The financial world is not in a happy place, and investors as represented by global stockmarket are becoming disillusioned about the future. Fear is ruling and the media is having a field day with dire predictions of what the future may hold – Germany breaking off from the EU, the end of the Euro, burgeoning global unemployment, and the fear mongering goes on.
While it does make riveting reading worthy of a Tom Clancy novel, the question for Australian investors is: Does it affect me? And if so, what should I do?
If you are exposed to Australian equities the global sharemarket rout does affect you as the Australian sharemarket has taken a hit alongside its global peers. The top 200 stocks in Australia have lost around 11% of their value over the past 3 months, and almost 5% over the last 4 weeks. If you own shares in any of these stocks, your portfolio, too, would be lower.
The recent chapter of this crisis concerns the European banks exposure to Greek debt, with French banks Credit Agricole SA and Societe Generale cut one notch this week by credit rating agency Moody’s. France’s biggest bank BNP Paribas is in line for a possible downgrade, although its profitability and capital base should support its exposure to Greek, Portuguese and Irish debt, the agency reported. Media headlines sang out, “the crisis is reaching a climax,” which does little but stir more fear in the hearts of the everyday investor.
Why do European banks concern you? If you are a shareholder in Australia’s largest banks such as Commonwealth Bank, Westpac and so forth, then the European debt crisis will affect you indirectly; indeed, many Aussie banks have already dropped by double digit returns this year. The reason for this is that Aussie banks are dependent on global debt markets for around 40% of their funding, and as European banks capitulate then the costs of this wholesale funding soars. The welcome news is that most Aussie banks have secured their funding in advance and are well capitalised; nevertheless, they are certainly not immune from the crisis as represented by their share price over the last little while.

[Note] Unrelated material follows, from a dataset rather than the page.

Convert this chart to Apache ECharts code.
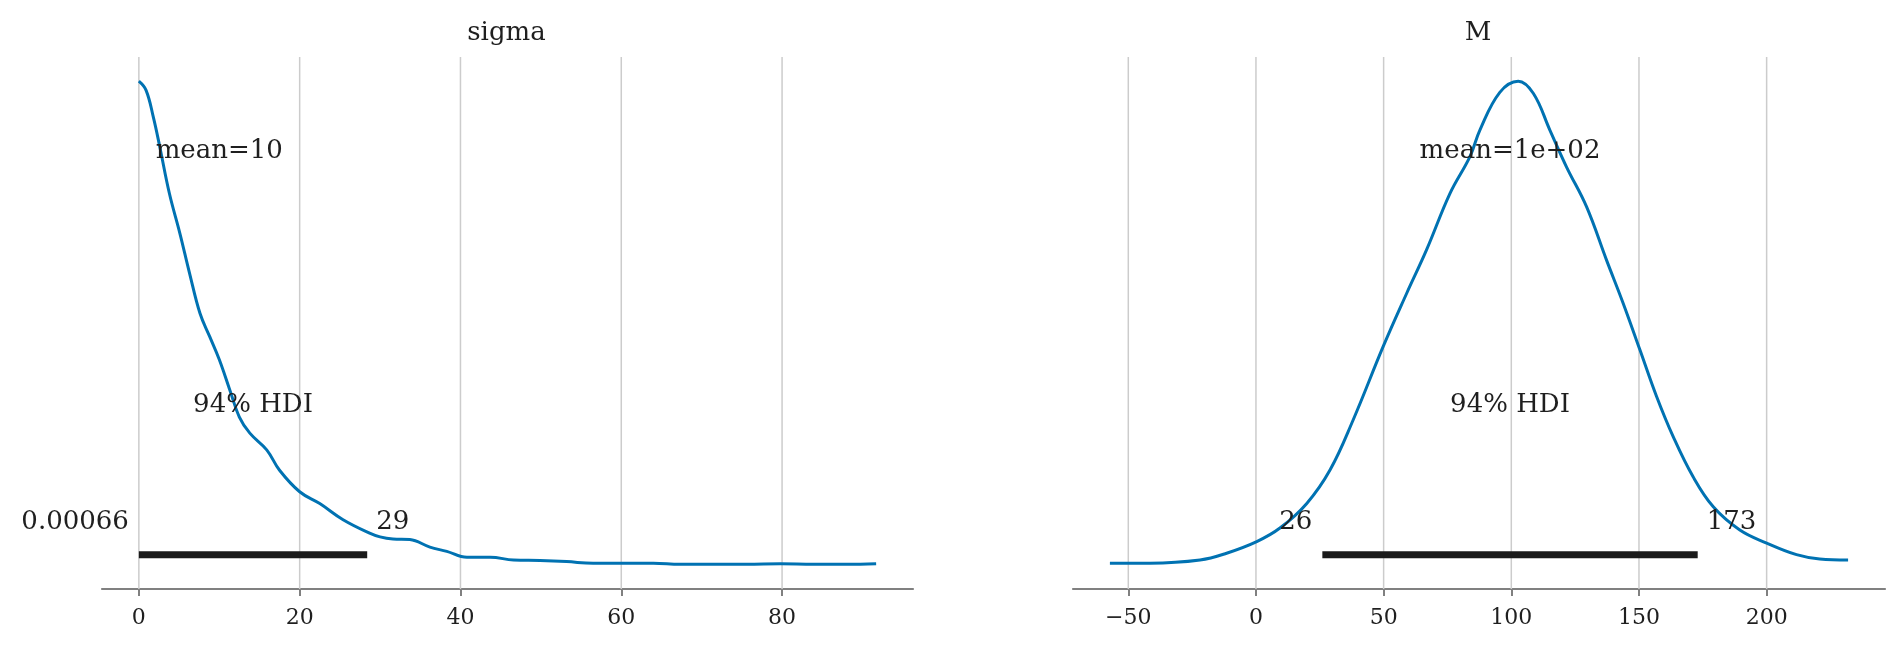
<!DOCTYPE html>
<html><head><meta charset="utf-8">
<script src="https://cdn.jsdelivr.net/npm/echarts@6/dist/echarts.min.js"></script>
<style>html,body{margin:0;padding:0;background:#fff}#c{width:1904px;height:650px}</style>
</head><body><div id="c"></div>
<script>
// ---- data ----
const titles = ['sigma', 'M'];
const sigmaX = [0, 0.9, 1.8, 2.6, 3.8, 5.1, 6.3, 7.6, 8.8, 10.0, 11.3, 12.5, 13.8, 15.9, 17.5, 20.0, 22.5, 25.4, 28.7, 30.0, 31.6, 33.7, 36.2, 38.3, 40.8, 43.7, 46.6, 49.9, 53.2, 56.5, 59.9, 64.0, 67.3, 71.5, 75.6, 79.8, 83.9, 88.1, 91.7];
const sigmaDensity = [0.0900, 0.0883, 0.0833, 0.0778, 0.0691, 0.0617, 0.0543, 0.0468, 0.0425, 0.0382, 0.0326, 0.0275, 0.0245, 0.0214, 0.0176, 0.0136, 0.0114, 0.0084, 0.0059, 0.0052, 0.0048, 0.0047, 0.0033, 0.0025, 0.0014, 0.0014, 0.0009, 0.0008, 0.0006, 0.0003, 0.0003, 0.0003, 0.0001, 0.0001, 0.0001, 0.0002, 0.0001, 0.0001, 0.0002];
const mX = [-57.2, -41.5, -21.9, -11.5, 0.3, 9.4, 19.9, 29.0, 38.1, 49.8, 59.0, 66.8, 76.0, 83.8, 87.7, 95.5, 102.7, 108.6, 115.1, 121.6, 129.5, 137.3, 143.8, 150.4, 156.9, 163.4, 171.2, 179.1, 189.5, 200.0, 211.7, 220.8, 231.9];
const mDensity = [0.000035, 0.000035, 0.0001, 0.00024, 0.00048, 0.00076, 0.00127, 0.00196, 0.0030, 0.00451, 0.00561, 0.00651, 0.00768, 0.00844, 0.00899, 0.00977, 0.0100, 0.00975, 0.00899, 0.00823, 0.0074, 0.0063, 0.00541, 0.00444, 0.00348, 0.00265, 0.00182, 0.0012, 0.00072, 0.00045, 0.00021, 0.00012, 0.0001];
const sigmaTicks = [0, 20, 40, 60, 80];
const mTicks = [-50, 0, 50, 100, 150, 200];
const sigmaHdi = [0.00066, 28.4];
const mHdi = [26, 173];
const sigmaHdiLabels = ['0.00066', '29'];
const mHdiLabels = ['26', '173'];
const sigmaMean = 10.0;
const mMean = 99.5;
const meanLabels = ['mean=10', 'mean=1e+02'];
const hdiLabel = '94% HDI';

// ---- chart ----
const FONT = 'DejaVu Serif';
const TXT = '#1f1f1f';
const panels = [
  {x: sigmaX, y: sigmaDensity, ticks: sigmaTicks, hdi: sigmaHdi, hdiLab: sigmaHdiLabels, mean: sigmaMean, meanLab: meanLabels[0], grid: {left: 102, top: 57, width: 811, height: 532}},
  {x: mX, y: mDensity, ticks: mTicks, hdi: mHdi, hdiLab: mHdiLabels, mean: mMean, meanLab: meanLabels[1], grid: {left: 1073, top: 57, width: 812, height: 532}}
];

const option = {
  animation: false,
  backgroundColor: '#ffffff',
  title: [], grid: [], xAxis: [], yAxis: [], series: []
};

panels.forEach((p, i) => {
  const xmin = Math.min(...p.x), xmax = Math.max(...p.x);
  const xr = xmax - xmin;
  const peak = Math.max(...p.y);
  const ph = 1.05 * peak;
  option.grid.push(p.grid);
  option.title.push({
    text: titles[i], left: p.grid.left + p.grid.width / 2 - 6, top: 15, textAlign: 'center',
    textStyle: {fontFamily: FONT, fontSize: 26, fontWeight: 'normal', color: TXT}
  });
  option.xAxis.push({
    gridIndex: i, type: 'value', min: xmin - 0.05 * xr, max: xmax + 0.05 * xr,
    axisLine: {show: true, onZero: false, lineStyle: {color: '#808080', width: 2.2}},
    axisTick: {show: true, customValues: p.ticks, length: 7, lineStyle: {color: '#808080', width: 2}},
    axisLabel: {customValues: p.ticks, fontFamily: FONT, fontSize: 22, color: TXT, margin: 18,
      formatter: v => String(v).replace('-', '\u2212')},
    splitLine: {show: false}
  });
  option.yAxis.push({gridIndex: i, type: 'value', min: -0.05 * peak, max: ph, show: false});
  // vertical grid lines
  option.series.push({
    type: 'custom', xAxisIndex: i, yAxisIndex: i, z: 1, silent: true,
    data: p.ticks.map(t => [t]),
    renderItem: (params, api) => {
      const a = api.coord([api.value(0), -0.05 * peak]);
      const b = api.coord([api.value(0), ph]);
      return {type: 'line', shape: {x1: a[0], y1: a[1], x2: b[0], y2: b[1]}, style: {stroke: '#cccccc', lineWidth: 1.5}};
    }
  });
  // KDE curve
  option.series.push({
    type: 'line', xAxisIndex: i, yAxisIndex: i, z: 3, showSymbol: false, symbol: 'none',
    smooth: 0.4,
    lineStyle: {color: '#0072B2', width: 3},
    data: p.x.map((v, k) => [v, p.y[k]])
  });
  // HDI bar
  option.series.push({
    type: 'line', xAxisIndex: i, yAxisIndex: i, z: 4, showSymbol: false, symbol: 'none',
    lineStyle: {color: '#1a1a1a', width: 7, cap: 'butt'},
    data: [[p.hdi[0], 0.02 * ph], [p.hdi[1], 0.02 * ph]]
  });
  // text annotations
  const lab = (fmt, align, dx) => ({show: true, position: 'inside', formatter: fmt, align: align, verticalAlign: 'bottom',
    offset: [dx, 6], fontFamily: FONT, fontSize: 26, color: TXT, opacity: 1});
  option.series.push({
    type: 'scatter', xAxisIndex: i, yAxisIndex: i, z: 5, symbolSize: 0, silent: true,
    itemStyle: {opacity: 1},
    data: [
      {value: [p.hdi[0], 0.07 * ph], label: lab(p.hdiLab[0], 'right', -10)},
      {value: [p.hdi[1], 0.07 * ph], label: lab(p.hdiLab[1], 'left', 9)},
      {value: [(p.hdi[0] + p.hdi[1]) / 2, 0.3 * ph], label: lab(hdiLabel, 'center', 0)},
      {value: [p.mean, 0.8 * ph], label: lab(p.meanLab, 'center', 0)}
    ]
  });
});

const chart = echarts.init(document.getElementById('c'), null, {renderer: 'canvas'});
chart.setOption(option);
</script></body></html>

When markets capitulate, investment funds that roam globally, tend to bee line towards the US dollar, which is ironically regarded as the ‘safe haven’ currency. Already, you might have noticed that the US dollar is beginning to appreciate against the Australian dollar, as represented by the following chart. It’s currently sitting at a level not seen since April this year.
If the crisis continues for weeks or months, the Australian dollar will most likely weaken. How does this affect you? If you’re heavily invested into international assets (such as an international managed fund or an ETF priced in US dollars), then your returns will improve as the Aussie dollar weakens (in other words, you make more for each buck that you own in US dollars when you come to swap it back into Aussie dollars).
The major concern for Aussie punters is that further share falls are on the cards – and if so, should you sell now?
Rather than getting caught up in media headlines, finance experts tend to look at the indicators for the beat of the market. Here are some signs to watch out for:
• Watch commodity prices and commodity currencies – When fear peaks, commodity demand falls on expectations of lower global demand. Popular ways to gauge this is to monitor commodity currencies such as the Australian dollar and the Canadian dollar. The index that many traders use to gauge commodity prices is the Thomson Reuters/Jefferies CRB Index, quoted on the NYMEX, CBOT, LME, CME and COMEX exchanges; the index consists of 19 commodities across the spectrum.
Watch for credit spreads – during the global financial crisis of 2008, bond indices fell and US Treasuries rallied. Many traders use the AGG (iShare Bond Index ETF) in the US as a gauge for the performance of all bonds, and get nervous when AGG dips suddenly. This ETF is often compared with IEF, which represents the 7-10 year Treasury ETF. When AGG significantly underperforms IEF, investors get worried.
Has the selling run its course? Most commentators expect more selling pressure as the market tries to find a bottom. Therefore there is no rush to buy in. Take your time, and do your research. There is no rush as the recovery is not going to happen overnight and the chance of more panic selling is high.
Rather than searching for the market bottom, investors should cautiously seek out sold-off blue chips with money that can be invested for the long term. You’d want to be locating well-known blue chips with a history of earnings and strong cash flows that should continue to perform in subdued economic conditions. These companies should have low debt-to-equity ratios, a loyal customer base and wide moats. Essentially, stock pickers should target good dividend yielding companies as well as stocks whose fundamentals do not change if the crisis in Europe and the US continues.